On February 12, 1995, a party of three seasoned backcountry skiers set out for a day on the pristine slopes of Utah's Wasatch Mountain Range. Steve Carruthers, 37 years old, was the most experienced of the group, though they were all skilled skiers and mountaineers. Carruthers had skied these hills many times, and was intimately familiar with the terrain. Their plan was to trek over the divide from Big Cottonwood Canyon to Porter Fork, the next canyon to the north.
Within three hours, Carruthers was dead. As the skiers headed across a shallow, treed expanse, they triggered an avalanche. More than 100 metric tons of snow roared down the mountainside at 50 miles per hour, blanketing the slope and pinning Carruthers against an aspen. The other party heard the avalanche and rushed to the rescue, but by the time they dug Carruthers out, he was unconscious. He never regained awareness.
This anecdote appears in my recent book, "On Second Thought," and I use it to introduce the reader to the heuristic mind -- fast, automatic and often irrational. This irrationality can be quirky and entertaining, and I offer many examples of this in the book. But all too often -- as with this skiing tragedy -- our quirkiness crosses the line into what can only be called perversion. We make self-destructive decisions when we should know better; we choose options that are (seemingly) designed to sabotage our hopes and end up in failure and unhappiness.
One of the powerful, deep-seated cognitive biases that doomed Carruthers is called the "familiarity heuristic." What this means, simply, is that we all favor the familiar over the strange. Things that are unfamiliar or foreign -- people, places, ideas -- may carry unknown risks, so on a gut level we equate familiarity with safety and well-being. Indeed, the familiarity heuristic is one of the most potent cognitive biases at work in the mind, and much of the time this bias serves us well.
But not all the time, and there's the rub. Stanford University psychological scientist Ab Litt and his colleagues suspected that this powerful bias for what's known might lead us into self-defeating choices in routine matters as well. They suspected furthermore that we are more apt to rely on these automatic judgments when we're under pressure, and that bad choices increase the stress, leading to a cycle of poor decisions. Here's how they tested this idea in the laboratory.

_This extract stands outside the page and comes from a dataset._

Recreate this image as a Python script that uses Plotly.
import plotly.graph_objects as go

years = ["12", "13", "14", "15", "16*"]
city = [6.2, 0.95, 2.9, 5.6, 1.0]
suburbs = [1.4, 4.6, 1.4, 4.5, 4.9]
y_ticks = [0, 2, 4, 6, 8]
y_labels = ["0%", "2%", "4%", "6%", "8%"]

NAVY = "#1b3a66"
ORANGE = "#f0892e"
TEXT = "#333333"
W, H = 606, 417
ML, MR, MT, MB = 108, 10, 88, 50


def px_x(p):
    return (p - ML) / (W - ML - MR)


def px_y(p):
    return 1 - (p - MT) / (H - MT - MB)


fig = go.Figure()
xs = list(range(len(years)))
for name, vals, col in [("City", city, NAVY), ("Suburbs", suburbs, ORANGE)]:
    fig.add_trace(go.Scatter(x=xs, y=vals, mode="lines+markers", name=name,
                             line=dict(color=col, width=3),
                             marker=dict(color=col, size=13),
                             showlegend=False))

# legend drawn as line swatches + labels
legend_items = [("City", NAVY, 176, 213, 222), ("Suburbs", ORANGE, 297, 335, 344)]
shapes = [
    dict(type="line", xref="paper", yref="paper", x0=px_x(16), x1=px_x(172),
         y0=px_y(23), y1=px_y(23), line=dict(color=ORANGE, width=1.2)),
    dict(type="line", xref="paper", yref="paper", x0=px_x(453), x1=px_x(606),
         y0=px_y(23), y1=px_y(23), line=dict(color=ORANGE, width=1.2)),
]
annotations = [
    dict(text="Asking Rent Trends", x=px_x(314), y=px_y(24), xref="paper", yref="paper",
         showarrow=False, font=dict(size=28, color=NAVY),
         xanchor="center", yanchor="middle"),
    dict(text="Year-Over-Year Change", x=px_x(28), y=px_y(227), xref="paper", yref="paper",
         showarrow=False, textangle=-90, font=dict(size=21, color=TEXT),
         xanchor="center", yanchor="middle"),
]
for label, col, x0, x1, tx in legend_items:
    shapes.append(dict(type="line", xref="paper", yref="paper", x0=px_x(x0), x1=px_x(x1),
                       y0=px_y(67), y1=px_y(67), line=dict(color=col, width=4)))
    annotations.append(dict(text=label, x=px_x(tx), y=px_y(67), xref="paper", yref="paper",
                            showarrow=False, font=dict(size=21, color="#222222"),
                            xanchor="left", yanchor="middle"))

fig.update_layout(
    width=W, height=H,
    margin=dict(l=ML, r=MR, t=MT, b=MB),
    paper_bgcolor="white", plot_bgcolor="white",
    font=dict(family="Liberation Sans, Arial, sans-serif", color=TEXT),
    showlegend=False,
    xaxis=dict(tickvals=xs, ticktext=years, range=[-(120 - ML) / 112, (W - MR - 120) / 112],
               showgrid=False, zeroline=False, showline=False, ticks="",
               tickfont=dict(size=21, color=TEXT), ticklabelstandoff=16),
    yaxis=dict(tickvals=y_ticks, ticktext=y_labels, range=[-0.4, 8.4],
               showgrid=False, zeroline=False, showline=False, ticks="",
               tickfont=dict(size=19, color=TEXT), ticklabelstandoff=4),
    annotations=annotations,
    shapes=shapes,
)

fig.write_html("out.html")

The scientists recruited a large group of men and women from an online pool to work on a difficult word puzzle, with the prospect that they could win some money by doing well. Some of the volunteers were told that they could take as long as they wished to complete the puzzle, while others were told that they only had four minutes to complete the task. In other words, some were working under pressure, others were not. Then all of them got to choose between two puzzles -- one short and one long. The only other information the volunteers got was this: The shorter puzzle had been designed by a stranger, while the longer puzzle was the work of someone familiar to the puzzlers.
Litt and his colleagues had basically created a situation where all objective evidence argued against choosing the longer task. In fact, it was obvious: If they wanted to succeed, they should choose the shorter puzzle task, regardless of who designed it. Yet they didn't. Perversely, the volunteers who were under time pressure were more likely to choose the puzzle associated with a known person, even though it would clearly take more time and thus lead to more stress and, likely, to failure. Those who were working at a leisurely pace made the sensible, and less self-destructive, choice that favored their success.

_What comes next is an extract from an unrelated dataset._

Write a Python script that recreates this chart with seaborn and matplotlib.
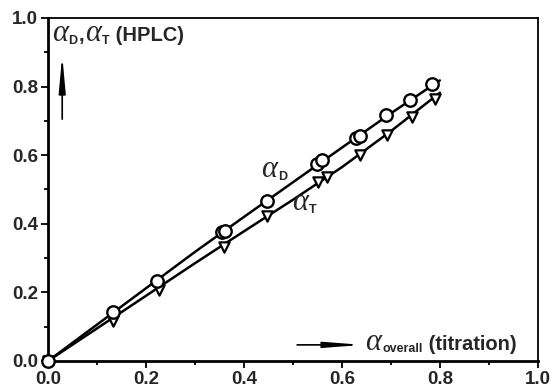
import matplotlib
matplotlib.use("Agg")
import matplotlib.pyplot as plt
import seaborn as sns
import pandas as pd
from matplotlib.ticker import MultipleLocator

x_D = [0.0, 0.133, 0.222, 0.355, 0.362, 0.447, 0.550, 0.560, 0.628, 0.636, 0.690, 0.739, 0.784]
y_D = [0.0, 0.142, 0.233, 0.375, 0.380, 0.467, 0.575, 0.585, 0.650, 0.657, 0.718, 0.762, 0.808]
x_T = [0.0, 0.133, 0.226, 0.360, 0.447, 0.551, 0.569, 0.637, 0.692, 0.743, 0.790]
y_T = [0.0, 0.118, 0.208, 0.332, 0.423, 0.523, 0.535, 0.600, 0.660, 0.712, 0.765]

# smooth curves drawn through the points
x_fit = [0.0, 0.1, 0.2, 0.3, 0.4, 0.5, 0.6, 0.7, 0.8]
y_fit_D = [0.0, 0.106, 0.212, 0.318, 0.420, 0.521, 0.622, 0.722, 0.818]
y_fit_T = [0.0, 0.095, 0.190, 0.285, 0.378, 0.470, 0.565, 0.670, 0.782]

sns.set_style("white")
plt.rcParams['font.family'] = ['Liberation Sans', 'DejaVu Sans']

ALPHA = dict(family='Liberation Serif', style='italic', fontsize=22)
SUB = dict(family='Liberation Sans', fontweight='bold', fontsize=9)
BIG = dict(family='Liberation Sans', fontweight='bold', fontsize=14.5)


def chain(ax, x, y, parts):
    # writes pieces one after another, each baseline shifted by dy points
    t = None
    for s, dy, kw in parts:
        if t is None:
            t = ax.text(x, y, s, ha='left', va='baseline', **kw)
        else:
            t = ax.annotate(s, xy=(1, y), xycoords=(t, 'data'),
                            xytext=(0.5, dy), textcoords='offset points',
                            ha='left', va='baseline', **kw)
    return t


fig = plt.figure(figsize=(5.55, 3.92), dpi=100)
ax = fig.add_axes([0.0865, 0.0791, 0.8825, 0.875])

fit = pd.DataFrame({'x': x_fit + x_fit,
                    'y': y_fit_D + y_fit_T,
                    's': ['D'] * len(x_fit) + ['T'] * len(x_fit)})
sns.lineplot(data=fit, x='x', y='y', units='s', estimator=None,
             color='black', lw=1.8, ax=ax, legend=False)

sns.scatterplot(x=x_T, y=y_T, marker='v', s=55, facecolor='white',
                edgecolor='black', linewidth=1.6, ax=ax, zorder=3, clip_on=False)
sns.scatterplot(x=x_D, y=y_D, marker='o', s=80, facecolor='white',
                edgecolor='black', linewidth=1.7, ax=ax, zorder=4, clip_on=False)

ax.set_xlim(0, 1.0)
ax.set_ylim(0, 1.0)
ax.xaxis.set_major_locator(MultipleLocator(0.2))
ax.xaxis.set_minor_locator(MultipleLocator(0.1))
ax.yaxis.set_major_locator(MultipleLocator(0.2))
ax.yaxis.set_minor_locator(MultipleLocator(0.1))
ax.tick_params(which='both', direction='out', bottom=True, left=True,
               top=False, right=False, width=1.3, color='black')
ax.tick_params(which='major', length=5, labelsize=13.5, pad=2)
ax.tick_params(which='minor', length=3)
for lab in ax.get_xticklabels() + ax.get_yticklabels():
    lab.set_fontweight('bold')
ax.set_xlabel('')
ax.set_ylabel('')
for side in ['left', 'bottom']:
    ax.spines[side].set_linewidth(2.0)
for side in ['top', 'right']:
    ax.spines[side].set_linewidth(1.3)
for sp in ax.spines.values():
    sp.set_color('black')

# axis captions inside the frame
chain(ax, 0.008, 0.933, [('α', 0, ALPHA), ('D', -2, SUB), (',', 0, BIG),
                         ('α', 0, ALPHA), ('T', -2, SUB), (' (HPLC)', 0, BIG)])
ax.annotate('', xy=(0.029, 0.90), xytext=(0.029, 0.697),
            arrowprops=dict(arrowstyle='-|>,head_length=2.2,head_width=0.2',
                            color='black', lw=1.2))
chain(ax, 0.648, 0.031, [('α', 0, ALPHA), ('overall', -1.5, SUB),
                         (' (titration)', 0, BIG)])
ax.annotate('', xy=(0.648, 0.047), xytext=(0.503, 0.047),
            arrowprops=dict(arrowstyle='-|>,head_length=2.2,head_width=0.17',
                            color='black', lw=1.2))

# curve labels
chain(ax, 0.435, 0.536, [('α', 0, ALPHA), ('D', -2, SUB)])
chain(ax, 0.498, 0.440, [('α', 0, ALPHA), ('T', -2, SUB)])

fig.savefig('out.png', dpi=100)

It should be noted that the "familiarity" under these laboratory conditions was incidental and superficial at best. The volunteers had no real reason to trust one puzzle maker over another. Their preference was completely illogical. Yet when the scientists asked the volunteers about their choices, those were the kinds of rationales they cited: As reported online in the journal Psychological Science, the volunteers said their puzzle choice felt like the "safer" decision; it was "less risky" and offered a better chance of success. And, perhaps most telling, the self-destructive puzzlers said their decision simply felt right, down in their "gut."
Clearly, these gut feelings are untrustworthy. Not only is familiarity a maladaptive guide to what's beneficial, it can lead to choices that actually exacerbate stress -- increasing the likelihood of more poor judgments, potentially creating a destructive cycle of self-defeating actions. This pattern of decision-making may not lead to tragedy, but over time it can eat away at our happiness.